Using zero knowledge machine learning and zktls to create trustless anomaly detection


The Core Problem
The "Impossible Trinity" of DeFi security states that you can only achieve two out of three critical properties: Sophisticated Detection (complex ML models that catch attacks), Decentralization (trustless, no oracles), and Low Cost (affordable gas fees). Traditional solutions always sacrificed one—centralized oracles are sophisticated and cheap but require trust; on-chain ML would be sophisticated and trustless but would cost $15,000+ per transaction in gas fees; simple allowlists are cheap and trustless but can't detect novel attack patterns. This trilemma forced DeFi protocols to accept either security theater (simple rules), centralization (trust oracles), or massive losses (no protection at all).

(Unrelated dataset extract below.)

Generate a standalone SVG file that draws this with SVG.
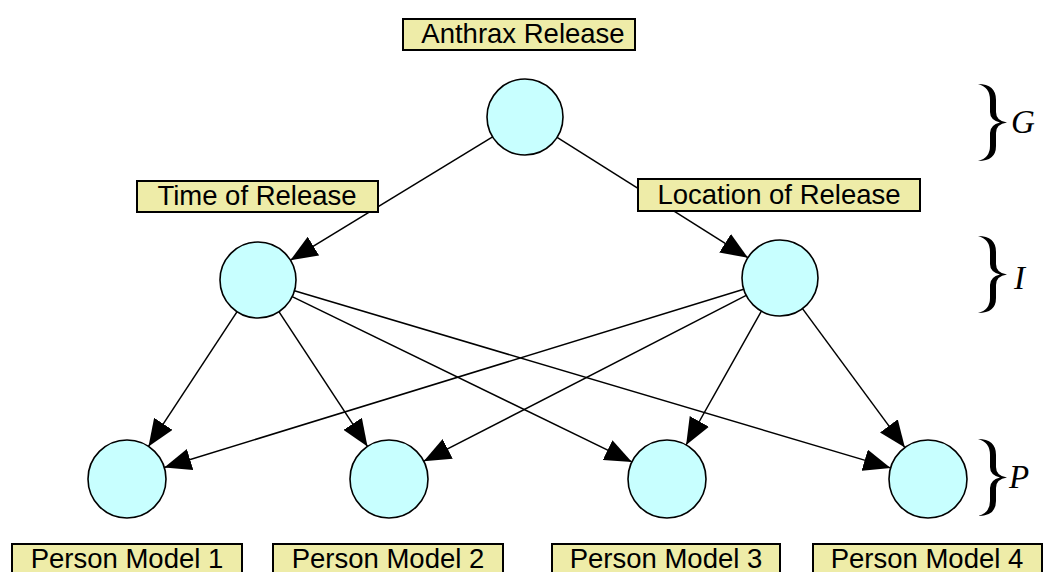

How Zero-Knowledge Breaks The Trinity
Redfish achieves all three properties simultaneously through Zero-Knowledge Machine Learning (ZKML). The key insight is separating computation from verification: the sophisticated XGBoost fraud detection model runs off-chain (taking 30-60 seconds but costing zero gas), generates a cryptographic proof of correct execution, and then the smart contract verifies this proof on-chain (costing ~$375 in gas, dropping to ~$4 with optimizations). The ZK proof is mathematically impossible to forge—breaking it would require breaking the same cryptography that secures Bitcoin signatures—making it completely trustless. This means you get enterprise-grade ML fraud detection (99.97% accuracy) with on-chain verification that's 40x cheaper than naive execution, all without trusting any centralized party.
The Paradigm Shift
This breakthrough is analogous to how Layer 2 rollups solved the blockchain scalability trilemma—by moving computation off-chain while keeping verification on-chain. Before ZKML, complex decision-making on blockchains was fundamentally limited by the gas cost of execution. Now, smart contracts can leverage arbitrarily sophisticated computation (ML models, complex algorithms, external data) while remaining fully decentralized and economically viable. The verification cost is dropping exponentially as ZK technology matures: from $375 today to projected $0.37 within 2-3 years through proof aggregation, hardware acceleration, and L2 deployment.
Why This Matters
Breaking the Impossible Trinity unlocks entirely new categories of blockchain applications that were theoretically impossible before: undercollateralized DeFi lending with on-chain credit scores, sybil-resistant airdrops using behavior analysis, privacy-preserving KYC compliance, MEV-resistant trading, and autonomous fraud prevention like Redfish. This isn't incrementally better—it's a fundamental expansion of what's computationally feasible in trustless systems. Redfish demonstrates that the "impossible" constraint that shaped all of DeFi security architecture is now obsolete, opening the door to an "Intelligence Layer" where every smart contract can make sophisticated, context-aware decisions while remaining fully decentralized and verifiable.
The Implementation
We start with a minimum viable example of an anomaly detection model, trained on ethereum data to detect suspicious transactions. This model is small enough to be used in a ZK circuit and verified atomically onchain. We source trusted data points, such as historical account data, from RPC endpoints secured by vlayer's ZKTLS system. After the inference is verified onchain, it can trigger downstream logic. This fundamentally increases the computational expressivity of a smart contract to that of currently circuitizable machine learning models.
We used EZKL as the ZKML engine. This circuitizes the pytorch-generated model, using an ethereum fraud dataset. The inputs the this model at inference time are delivered via vlayer, which serves to provide provable notarization to the input variables, ie. that they are not spoofed by the tx sender. After a zkml proof is made, a verifier is deployed on chain, and then a transaction can be sent to that verifier which will verify the inference of the model without a third party. After this, downstream logic, such as a uniswap hook, can be triggered conditionally on the outcome of the inference.